North
My contact with the North is mainly a contact with the
Nunavik’s Inuit and the peculiar relationship they
have with their magnificent environment. As a visual anthropologist,
I have learned, with much time spent among Inuit people,
to look at the tundra as a rich place where life can be
fulfilling. That is, I have learned to see the abundance
where there seems to be nothing at first sight, and to appreciate
the food offered by the northern land. For millions of years,
Inuit have survived in this environment which qallunaat
(long eyebrows: white people) have most often found harsh
and not welcoming. It is throughout Inuit culture that I
have understood and loved the North. To me, Inuit are people
with great strength, continuously adjusting to the changing
days and seasons.
Over the last 50 years, Inuit have seen their living environment
turned upside down through sedentarization, and climate
change. Young Inuit's ways of living does not seem to have
much in common with how elders have learned to survive in
their times. Moreover, the everyday lives of all Inuit is
clearly influenced by ours: pollution of the northern waters
and global warming are quickly changing the environment
in which Inuit evolve. This often leads us in wondering
about the future of our northern neighbours. As Inuit say:
“the environment has always been changing. For example,
there has been hunger and people have died. In fact, these
changes have always been part of our daily lives.”

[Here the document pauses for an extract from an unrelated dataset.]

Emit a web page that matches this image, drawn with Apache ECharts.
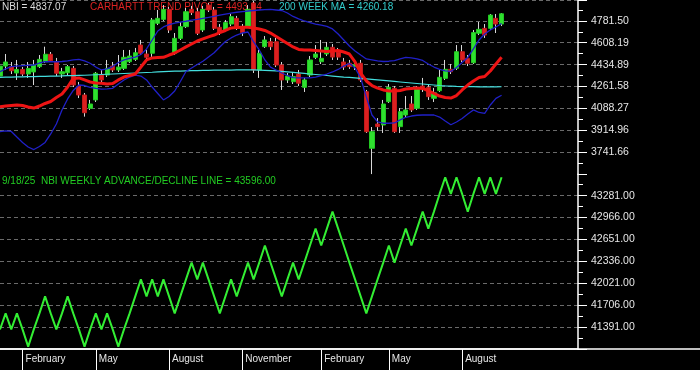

However, we, people from the south, tend to forget how depending
we are on the environment.
South
From Nunavik to Antarctica there is a world’s difference.
Apart from the scientists, no one lives in Antarctica. During
my overwintering year in Antarctica, I wondered why there
was nobody living of the land as Inuit do. That is, why
does nobody live from the fearless Weddell Seal or from
the million of curious penguins which run toward you when
you walk on the shore? Overwintering in the Antarctic peninsula
made me realize that the rocked land hiding underneath the
melting glaciers seemed to hide very few living resources.
Coming to think of it, in the lasts couple of hundred years
only the wailers have had been here, and they let the whale
populations has we know them today.
The magnificent environment around sub Antarctic islands
made me feel as if I did not have enough of two eyes to
see all of its beauties.
Human beings are very few here and do not seem to feel very
secure to explore the territory. That may be the reason
why animals seem very unaware that everywhere else on Earth,
most of them are afraid of us! Just being based there, feeling
part of their natural environment for a while, gave me the
chance to witness the spectacular abundance of the returning
fauna in spring. Unlike other species who need the ice to
survive, the Fur seal and the Gentoo Penguins welcomed the
early melting of the ice floe.
In both of these polar worlds, global warming requires
inhabitants to adapt. It is in fact a question of survival.
Hopefully, the images we took over there will spread out
through the world and make more and more people realize
that they are responsible of their actions and that these
actions have consequences all over the Earth. I heard once
that: “where there is a will, there is a way”
and I hope we will find this way soon!